Before the treatment even begins, your therapist will soak your feet in a bowl of water to get them clean and then dry them afterwards. The spas are usually decorated in traditional style, which also adds to this massage being such a unique Balinese experience. You are treated really well and the tip is usually included in the service charge so you don’t need to worry about that at the end, unless you want to give extra.
I had the coffee scrub first (coffee is made in Indonesia, so this is another local experience), then washed it off in the shower – it gets everywhere!
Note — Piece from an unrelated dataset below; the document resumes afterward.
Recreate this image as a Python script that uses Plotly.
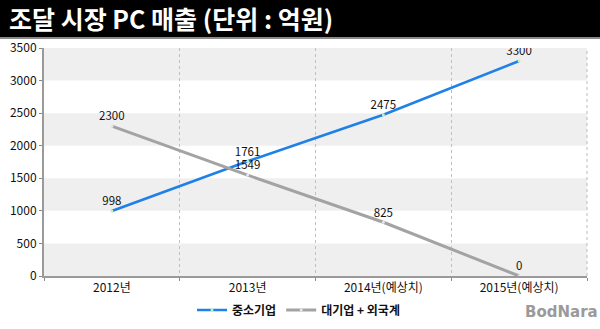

Then it was time for the massage, which is typically a full body experience and you can do it as a couple or with a friend if you wish.
Your therapist will generally ask you what level of pressure that you’d like so its worth knowing your boundaries, I opted for a firm pressure as I like to get my money’s worth!
For me, the massage felt like a cross between Thai massage and Swedish massage in the sense that it has the stretching elements that you have in Thailand combined with the deep tissue rub of Sweden. Its a great combination as you don’t have to move into any yoga-like positions but they’ll still crack your joints for you.
I felt great after my massage and I throughly recommend it, the therapist really works your muscles but its still a really relaxing experience, unlike the pain of an Ayurvedic massage for example. Many masseurs are also really skilled so they can really find those knots!
After the massage is finished, make sure to drink lots of water as its such a hot place to be and try to avoid alcohol as you may feel light-headed.